Snooping rebuked

August 21, 2006

Afederal judge effectively yanked President Bush up by the scruff of his neck and told him in no uncertain terms that he doesn't have the power to order National Security Agency spies to wiretap Americans without warrants.

Anna Diggs Taylor of the U.S. District Court in Detroit won't have the last word on the topic, but she has inserted some good old common sense - as well as a healthy respect for civil rights, guaranteed by the Constitution - into a debate clouded by irrelevant security concerns.

If the secret spying under way at Fort Meade is as critical to national security as Mr. Bush contends, he needs only to persuade his Republican-led Congress to approve it under Judge Taylor's ruling.

But this being an election year, and Mr. Bush being reluctant to admit he might have overreached a bit in his zeal to protect Americans, his allies immediately attacked Judge Taylor instead. The battle will continue in the courts through the fall election.

Doubtless, this is an issue that can only be settled by the Supreme Court. The implications of a ruling supporting Mr. Bush's position that his role as commander-in-chief authorizes him to unilaterally take whatever steps he deems necessary are frightening. It's hard to imagine, though, even the high court's conservative members being willing to void the constitutional checks and balances that keep one branch of government from seizing too much power.

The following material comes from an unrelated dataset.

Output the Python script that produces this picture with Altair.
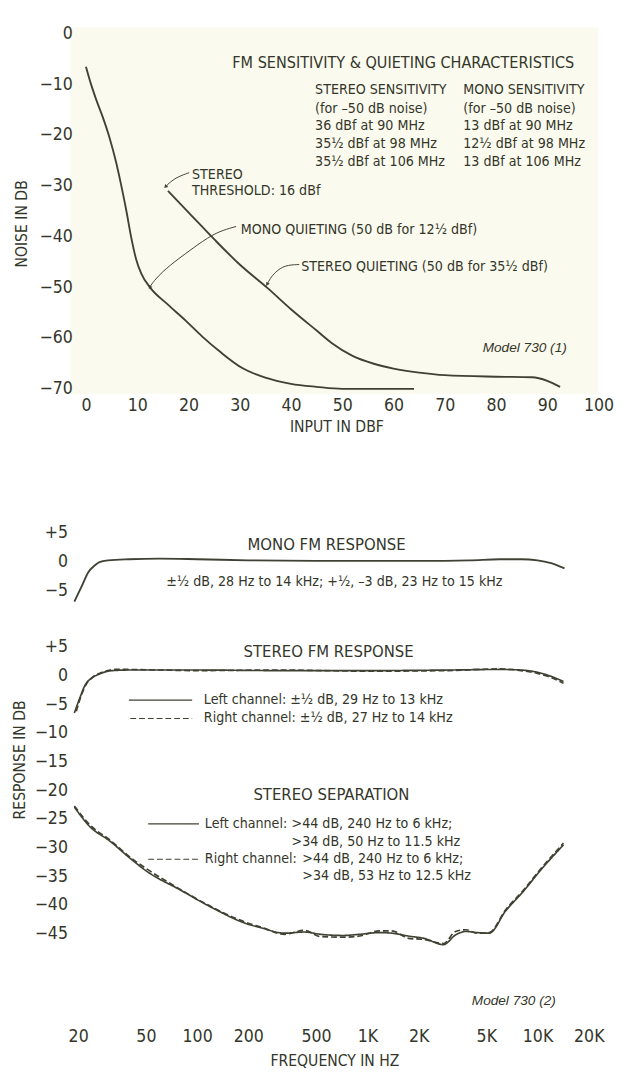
import altair as alt
import pandas as pd

FONT = "Liberation Sans Narrow, DejaVu Sans Condensed, Roboto Condensed, Liberation Sans, sans-serif"
ITAL = "Liberation Sans, Arial, sans-serif"
INK = "#34362a"
LINE = "#3f4233"
TINT = "#fbfaee"
W = "normal"

# ---------------- Panel 1: FM sensitivity & quieting ----------------
input_ticks = [0, 10, 20, 30, 40, 50, 60, 70, 80, 90, 100]
noise_ticks = [0, -10, -20, -30, -40, -50, -60, -70]

mono_input = [0, 1, 2, 3.3, 4.6, 5.8, 6.8, 7.9, 8.8, 9.8, 10.8, 12.5, 16, 19.5, 22.7, 26.3, 30.5, 35, 40, 45, 50, 64]
mono_noise = [-6.5, -10, -13, -16.5, -20.5, -25, -29.5, -35, -40, -44.5, -47.3, -50, -53.4, -56.6, -59.7, -62.8, -65.9, -67.8, -69, -69.6, -70, -70]

stereo_input = [16, 20, 25, 30, 35.5, 40, 45, 48, 52, 56, 60, 65, 70, 80, 87, 90, 92.5]
stereo_noise = [-31, -35.2, -40.5, -45.5, -50.2, -54.3, -58.5, -61, -63.5, -65, -66, -66.8, -67.3, -67.6, -67.7, -68.4, -69.6]

# leader lines (input dBf, noise dB)
lead_thr_x = [20.15, 17.9, 16.35, 15.6]
lead_thr_y = [-27.4, -28.2, -29.3, -30.1]
lead_mono_x = [29.3, 26.8, 24.1, 19.2, 15.4, 13.1, 12.5]
lead_mono_y = [-38.0, -38.7, -39.9, -43.5, -46.4, -48.9, -49.9]
lead_st_x = [41.6, 38.8, 36.9, 35.9, 35.4]
lead_st_y = [-45.5, -45.6, -47.0, -48.3, -49.3]
arrow_angles = [225, 211, 211]

title1 = "FM SENSITIVITY & QUIETING CHARACTERISTICS"
stereo_col = ["STEREO SENSITIVITY", "(for \u201350 dB noise)", "36 dBf at 90 MHz",
              "35\u00bd dBf at 98 MHz", "35\u00bd dBf at 106 MHz"]
mono_col = ["MONO SENSITIVITY", "(for \u201350 dB noise)", "13 dBf at 90 MHz",
            "12\u00bd dBf at 98 MHz", "13 dBf at 106 MHz"]
col_rows_db = [-11.1, -14.8, -18.2, -21.7, -25.3]

# ---------------- Panels 2/3: FM response & separation ----------------
freq_ticks = [20, 50, 100, 200, 500, 1000, 2000, 5000, 10000, 20000]
mono_resp_ticks = [5, 0, -5]
stereo_resp_ticks = [5, 0, -5, -10, -15, -20, -25, -30, -35, -40, -45]

mono_fm_freq = [19, 21, 22.9, 25, 26.7, 30, 40, 60, 100, 200, 500, 1000, 2000, 4000, 6000, 8000, 10000, 12000, 14400]
mono_fm_db = [-7.0, -4.3, -1.9, -0.7, -0.1, 0.2, 0.4, 0.5, 0.4, 0.2, 0.1, 0.1, 0.1, 0.2, 0.4, 0.4, 0.2, -0.3, -1.2]

st_left_freq = [19, 20.5, 22, 24, 26.7, 29, 32, 40, 60, 100, 300, 1000, 3000, 6000, 8000, 10000, 12000, 14200]
st_left_db = [-6.5, -3.8, -1.6, -0.4, 0.3, 0.7, 0.9, 1.0, 1.0, 1.0, 0.9, 0.9, 1.0, 1.1, 1.0, 0.6, -0.1, -1.0]
st_right_freq = [19.5, 21, 22.5, 24.5, 27, 30, 33, 40, 60, 100, 300, 1000, 3000, 6000, 8000, 10000, 12000, 14200]
st_right_db = [-6.2, -3.2, -1.3, -0.2, 0.5, 0.9, 1.1, 1.1, 1.0, 0.9, 1.0, 0.8, 0.9, 1.2, 0.9, 0.4, -0.3, -1.3]

sep_freq = [19, 23.4, 30.6, 41, 50, 80, 125, 193, 240, 326, 426, 532, 721, 900, 1175, 1393, 1742, 2153, 2800, 3300, 3800, 4400, 5200, 6500, 8200, 10500, 14200]
sep_left = [-22.9, -26.3, -28.8, -32, -34.0, -37.4, -40.6, -43.2, -44, -44.9, -44.7, -45.1, -45.3, -45.1, -44.8, -44.9, -45.4, -45.8, -46.9, -45.2, -44.6, -44.8, -44.9, -41, -37.7, -33.8, -29.5]
sep_right = [-22.7, -26.0, -28.6, -31.8, -33.6, -37.3, -40.5, -43.0, -43.9, -45.1, -44.4, -45.5, -45.6, -45.4, -44.5, -44.5, -45.8, -46.0, -46.7, -44.6, -44.3, -44.9, -44.8, -40.8, -37.5, -33.6, -29.2]

SIGNED = "datum.value > 0 ? '+' + datum.value : (datum.value < 0 ? '\u2212' + abs(datum.value) : '0')"

# ---------------- scales / axes ----------------
xs_top = alt.Scale(domain=[-3.04, 100], nice=False, zero=False)
ys_top = alt.Scale(domain=[-71, 1.2], nice=False, zero=False)
xs_f = alt.Scale(type="log", domain=[18, 20000], nice=False)
ys_mono = alt.Scale(domain=[-8, 24.3], nice=False, zero=False)
ys_st = alt.Scale(domain=[-61.5, 7], nice=False, zero=False)

ax_top_x = alt.Axis(values=input_ticks, title="INPUT IN DBF", labelPadding=3,
                    titleX=273, titleY=34, titleBaseline="middle")
ax_top_y = alt.Axis(values=noise_ticks, labelExpr=SIGNED, title="NOISE IN DB", labelPadding=-2,
                    titleX=-50, titleY=201, titleAngle=270, titleBaseline="middle", titleAlign="center")
ax_mono_y = alt.Axis(values=mono_resp_ticks, labelExpr=SIGNED, title=None, labelPadding=3)
ax_st_y = alt.Axis(values=stereo_resp_ticks, labelExpr=SIGNED, title="RESPONSE IN DB", labelPadding=3,
                   titleX=-52, titleY=127, titleAngle=270, titleBaseline="middle", titleAlign="center")
ax_freq = alt.Axis(values=freq_ticks,
                   labelExpr="datum.value >= 1000 ? (datum.value / 1000) + 'K' : '' + datum.value",
                   title="FREQUENCY IN HZ", labelPadding=0, titleX=271, titleY=33, titleBaseline="middle")

X1 = alt.X("x:Q", scale=xs_top, axis=ax_top_x)
Y1 = alt.Y("y:Q", scale=ys_top, axis=ax_top_y)
X2 = alt.X("x:Q", scale=xs_f, axis=None)
Y2 = alt.Y("y:Q", scale=ys_mono, axis=ax_mono_y)
X3 = alt.X("x:Q", scale=xs_f, axis=ax_freq)
Y3 = alt.Y("y:Q", scale=ys_st, axis=ax_st_y)

DASH = alt.StrokeDash("d:N", scale=alt.Scale(domain=["solid", "dashed"], range=[[1, 0], [6, 3]]), legend=None)


def texts(df, X, Y, size, align="left", font=FONT, style="normal", weight=W):
    return alt.Chart(df).mark_text(align=align, baseline="middle", font=font, fontSize=size,
                                   fontStyle=style, fontWeight=weight, color=INK).encode(x=X, y=Y, text="t:N")


# ---------------- panel 1 ----------------
df_q = pd.DataFrame({
    "x": mono_input + stereo_input,
    "y": mono_noise + stereo_noise,
    "s": ["mono"] * len(mono_input) + ["stereo"] * len(stereo_input),
})
curves1 = alt.Chart(df_q).mark_line(color=LINE, strokeWidth=1.9, interpolate="monotone").encode(
    x=X1, y=Y1, detail="s:N")

lead_rows = []
for g, xs, ys in [("thr", lead_thr_x, lead_thr_y), ("mono", lead_mono_x, lead_mono_y), ("st", lead_st_x, lead_st_y)]:
    for i, (a, b) in enumerate(zip(xs, ys)):
        lead_rows.append({"x": a, "y": b, "g": g, "i": i})
df_lead = pd.DataFrame(lead_rows)
leaders = alt.Chart(df_lead).mark_line(color=LINE, strokeWidth=1, interpolate="basis").encode(
    x=X1, y=Y1, detail="g:N", order="i:Q")
df_arrow = pd.DataFrame({"x": [lead_thr_x[-1], lead_mono_x[-1], lead_st_x[-1]],
                         "y": [lead_thr_y[-1], lead_mono_y[-1], lead_st_y[-1]],
                         "a": arrow_angles})
arrows = alt.Chart(df_arrow).mark_point(shape="triangle", filled=True, size=18, color=LINE, opacity=1).encode(
    x=X1, y=Y1, angle=alt.Angle("a:Q", scale=None))

t_title1 = texts(pd.DataFrame({"x": [61.9], "y": [-5.75], "t": [title1]}), X1, Y1, 16.5, align="center")
t_cols = texts(pd.DataFrame({"x": [44.7] * 5 + [73.6] * 5, "y": col_rows_db * 2, "t": stereo_col + mono_col}),
               X1, Y1, 14.5)
t_notes = texts(pd.DataFrame({
    "x": [20.7, 20.7, 30.2, 42.0],
    "y": [-27.8, -31.1, -38.7, -46.0],
    "t": ["STEREO", "THRESHOLD: 16 dBf", "MONO QUIETING (50 dB for 12\u00bd dBf)",
          "STEREO QUIETING (50 dB for 35\u00bd dBf)"]}), X1, Y1, 14.5)
t_model1 = texts(pd.DataFrame({"x": [77.4], "y": [-62.0], "t": ["Model  730  (1)"]}), X1, Y1, 14,
                 font=ITAL, style="italic")

top = alt.layer(curves1, leaders, arrows, t_title1, t_cols, t_notes, t_model1).properties(
    width=542, height=376, view=alt.ViewBackground(fill=TINT, strokeWidth=0))

# ---------------- panel 2: mono FM response ----------------
df_mono = pd.DataFrame({"x": mono_fm_freq, "y": mono_fm_db})
mono_line = alt.Chart(df_mono).mark_line(color=LINE, strokeWidth=1.9, interpolate="monotone").encode(x=X2, y=Y2)
t_mono = texts(pd.DataFrame({"x": [576], "y": [2.9], "t": ["MONO FM RESPONSE"]}), X2, Y2, 17, align="center")
t_mono2 = texts(pd.DataFrame({"x": [640], "y": [-3.56],
                              "t": ["\u00b1\u00bd dB, 28 Hz to 14 kHz; +\u00bd, \u20133 dB, 23 Hz to 15 kHz"]}),
                X2, Y2, 14.5, align="center")
mono = alt.layer(mono_line, t_mono, t_mono2).properties(width=532, height=190)

# ---------------- panel 3: stereo FM response & separation ----------------
rows = []
for s, d, fx, fy in [("fmL", "solid", st_left_freq, st_left_db), ("fmR", "dashed", st_right_freq, st_right_db),
                     ("sepL", "solid", sep_freq, sep_left), ("sepR", "dashed", sep_freq, sep_right)]:
    for a, b in zip(fx, fy):
        rows.append({"x": a, "y": b, "s": s, "d": d})
df_st = pd.DataFrame(rows)
st_lines = alt.Chart(df_st).mark_line(color=LINE, strokeWidth=1.7, interpolate="monotone").encode(
    x=X3, y=Y3, detail="s:N", strokeDash=DASH)

df_key = pd.DataFrame({
    "x": [39.7, 93.5, 40.5, 93.5, 51.6, 102.5, 51.6, 102.5],
    "y": [-4.25, -4.25, -7.45, -7.45, -25.85, -25.85, -32.0, -32.0],
    "s": ["k1", "k1", "k2", "k2", "k3", "k3", "k4", "k4"],
    "d": ["solid", "solid", "dashed", "dashed", "solid", "solid", "dashed", "dashed"],
})
keys = alt.Chart(df_key).mark_line(color=LINE, strokeWidth=1.2).encode(x=X3, y=Y3, detail="s:N", strokeDash=DASH)

t_st_titles = texts(pd.DataFrame({"x": [592, 615], "y": [4.1, -20.9],
                                  "t": ["STEREO FM RESPONSE", "STEREO SEPARATION"]}), X3, Y3, 17, align="center")
t_st_notes = texts(pd.DataFrame({
    "x": [109.5, 109.5, 111, 358.5, 358.5, 111, 415, 415],
    "y": [-4.25, -7.3, -25.85, -25.85, -29.1, -32.0, -32.0, -35.0],
    "t": ["Left channel: \u00b1\u00bd dB, 29 Hz to 13 kHz", "Right channel: \u00b1\u00bd dB, 27 Hz to 14 kHz",
          "Left channel:", ">44 dB, 240 Hz to 6 kHz;", ">34 dB, 50 Hz to 11.5 kHz",
          "Right channel:", ">44 dB, 240 Hz to 6 kHz;", ">34 dB, 53 Hz to 12.5 kHz"]}), X3, Y3, 14.5)
t_model2 = texts(pd.DataFrame({"x": [4108], "y": [-56.8], "t": ["Model  730  (2)"]}), X3, Y3, 14,
                 font=ITAL, style="italic")

stereo = alt.layer(st_lines, keys, t_st_titles, t_st_notes, t_model2).properties(width=532, height=403)

chart = alt.vconcat(top, mono, stereo, spacing=29, bounds="flush").properties(
    padding={"left": 4, "top": 3, "right": 5, "bottom": 0}, background="white"
).configure_view(strokeWidth=0).configure_axis(
    domain=False, ticks=False, grid=False, labelFlush=False, labelOverlap=False,
    labelFont=FONT, labelFontSize=18, labelColor=INK, labelFontWeight=W,
    titleFont=FONT, titleFontSize=16, titleColor=INK, titleFontWeight=W,
)

chart.save("out.html", embed_options={"renderer": "svg", "actions": False})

As Judge Taylor observed: "There are no hereditary kings in America and no powers not created by the Constitution."

Meanwhile, the issue is likely to be campaign-season fodder for the Republicans' well-honed technique of playing on national security fears to drum up support.

Thanks to Mr. Bush's disastrous war in Iraq as well as economic concerns, such as higher fuel prices, that tactic might not work as well as it did in the past two elections. Polls suggest that Republicans have lost the advantage they once held among married women with children, so-called "security moms."

A key problem with Mr. Bush's assertion of his wartime powers, which he made again Friday, is that the war on terror gives every indication that it will continue indefinitely. Americans need to adapt to security changes on a long-term basis.

Under the Constitution, those changes can't be determined by one president or one administration, but by the nation as a whole through its elected representatives. It's the same system of checks and balances that sets up layers of judicial review like so many speed bumps for an administration in too big a hurry to get approval in advance.